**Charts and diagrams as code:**

┏━━

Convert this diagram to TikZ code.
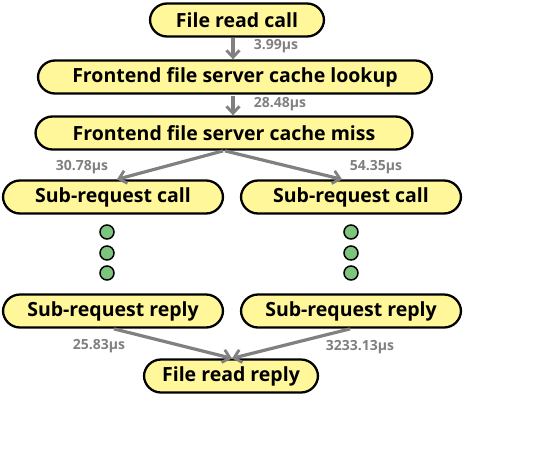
\documentclass[tikz,border=0pt]{standalone}
\usepackage{fontspec}
\setmainfont{Open Sans}
\usetikzlibrary{arrows.meta}

\definecolor{boxfill}{RGB}{255,247,153}
\definecolor{dotfill}{RGB}{125,196,125}
\definecolor{linkgray}{RGB}{128,128,128}

\begin{document}
\begin{tikzpicture}[x=1pt,y=1pt,
  step box/.style={draw,line width=2.3pt,fill=boxfill,rounded corners=17pt,
    minimum height=33pt,font=\fontsize{19.5}{22}\selectfont\bfseries},
  dot node/.style={circle,draw,line width=1.5pt,fill=dotfill,minimum size=14pt,inner sep=0pt},
  link/.style={draw=linkgray,line width=3.2pt,-{Straight Barb[length=7pt,width=13pt,line width=2.8pt]},shorten <=1pt},
  time/.style={text=linkgray,font=\fontsize{14}{16}\selectfont\bfseries}]

  \useasboundingbox (0,0) rectangle (546,-469);

  \node[step box,minimum width=174pt] (read) at (237,-20) {File read call};
  \node[step box,minimum width=394pt] (lookup) at (235,-77) {Frontend file server cache lookup};
  \node[step box,minimum width=377pt] (miss) at (224,-133) {Frontend file server cache miss};
  \node[step box,minimum width=220pt] (subL) at (113,-197) {Sub-request call};
  \node[step box,minimum width=220pt] (subR) at (351,-197) {Sub-request call};
  \node[step box,minimum width=220pt] (replyL) at (113,-311) {Sub-request reply};
  \node[step box,minimum width=220pt] (replyR) at (351,-311) {Sub-request reply};
  \node[step box,minimum width=174pt] (done) at (231,-376) {File read reply};

  % dots between call and reply
  \foreach \y [count=\i] in {-232,-253,-273} {
    \node[dot node] (dotL\i) at (107,\y) {};
    \node[dot node] (dotR\i) at (351,\y) {};
  }

  \path (233,-37) coordinate (a1) (233,-95) coordinate (a2);
  \draw[link] (a1) -- (a1 |- lookup.north);
  \draw[link] (a2) -- (a2 |- miss.north);
  \draw[link] (miss.south) -- ([xshift=4pt]subL.north);
  \draw[link] (miss.south) -- ([xshift=-9pt]subR.north);
  \draw[link] (replyL.south) -- ([xshift=1pt]done.north);
  \draw[link] (replyR.south) -- ([xshift=1pt]done.north);

  \node[time] (t1) at (276,-46) {3.99µs};
  \node[time] (t2) at (280,-104) {28.48µs};
  \node[time] (t3) at (82,-167) {30.78µs};
  \node[time] (t4) at (376,-167) {54.35µs};
  \node[time] (t5) at (99,-346) {25.83µs};
  \node[time] (t6) at (360,-347) {3233.13µs};
\end{tikzpicture}
\end{document}
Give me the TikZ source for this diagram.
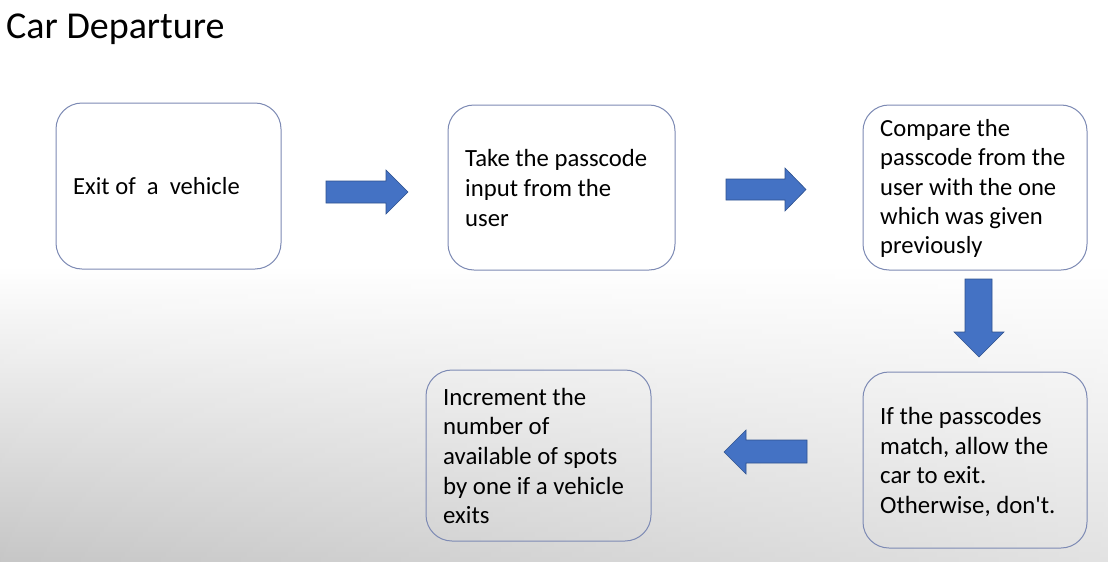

┗━━

**OBJECTIVE:** Leave out the pictures and copy every record above exactly.

**OUTPUT FOR THIS EXERCISE:**
Convert this diagram to TikZ code.
\documentclass[tikz,border=0pt]{standalone}
\usepackage{fontspec}
\setmainfont{Open Sans}
\usetikzlibrary{arrows.meta}

\definecolor{boxfill}{RGB}{255,247,153}
\definecolor{dotfill}{RGB}{125,196,125}
\definecolor{linkgray}{RGB}{128,128,128}

\begin{document}
\begin{tikzpicture}[x=1pt,y=1pt,
  step box/.style={draw,line width=2.3pt,fill=boxfill,rounded corners=17pt,
    minimum height=33pt,font=\fontsize{19.5}{22}\selectfont\bfseries},
  dot node/.style={circle,draw,line width=1.5pt,fill=dotfill,minimum size=14pt,inner sep=0pt},
  link/.style={draw=linkgray,line width=3.2pt,-{Straight Barb[length=7pt,width=13pt,line width=2.8pt]},shorten <=1pt},
  time/.style={text=linkgray,font=\fontsize{14}{16}\selectfont\bfseries}]

  \useasboundingbox (0,0) rectangle (546,-469);

  \node[step box,minimum width=174pt] (read) at (237,-20) {File read call};
  \node[step box,minimum width=394pt] (lookup) at (235,-77) {Frontend file server cache lookup};
  \node[step box,minimum width=377pt] (miss) at (224,-133) {Frontend file server cache miss};
  \node[step box,minimum width=220pt] (subL) at (113,-197) {Sub-request call};
  \node[step box,minimum width=220pt] (subR) at (351,-197) {Sub-request call};
  \node[step box,minimum width=220pt] (replyL) at (113,-311) {Sub-request reply};
  \node[step box,minimum width=220pt] (replyR) at (351,-311) {Sub-request reply};
  \node[step box,minimum width=174pt] (done) at (231,-376) {File read reply};

  % dots between call and reply
  \foreach \y [count=\i] in {-232,-253,-273} {
    \node[dot node] (dotL\i) at (107,\y) {};
    \node[dot node] (dotR\i) at (351,\y) {};
  }

  \path (233,-37) coordinate (a1) (233,-95) coordinate (a2);
  \draw[link] (a1) -- (a1 |- lookup.north);
  \draw[link] (a2) -- (a2 |- miss.north);
  \draw[link] (miss.south) -- ([xshift=4pt]subL.north);
  \draw[link] (miss.south) -- ([xshift=-9pt]subR.north);
  \draw[link] (replyL.south) -- ([xshift=1pt]done.north);
  \draw[link] (replyR.south) -- ([xshift=1pt]done.north);

  \node[time] (t1) at (276,-46) {3.99µs};
  \node[time] (t2) at (280,-104) {28.48µs};
  \node[time] (t3) at (82,-167) {30.78µs};
  \node[time] (t4) at (376,-167) {54.35µs};
  \node[time] (t5) at (99,-346) {25.83µs};
  \node[time] (t6) at (360,-347) {3233.13µs};
\end{tikzpicture}
\end{document}
Give me the TikZ source for this diagram.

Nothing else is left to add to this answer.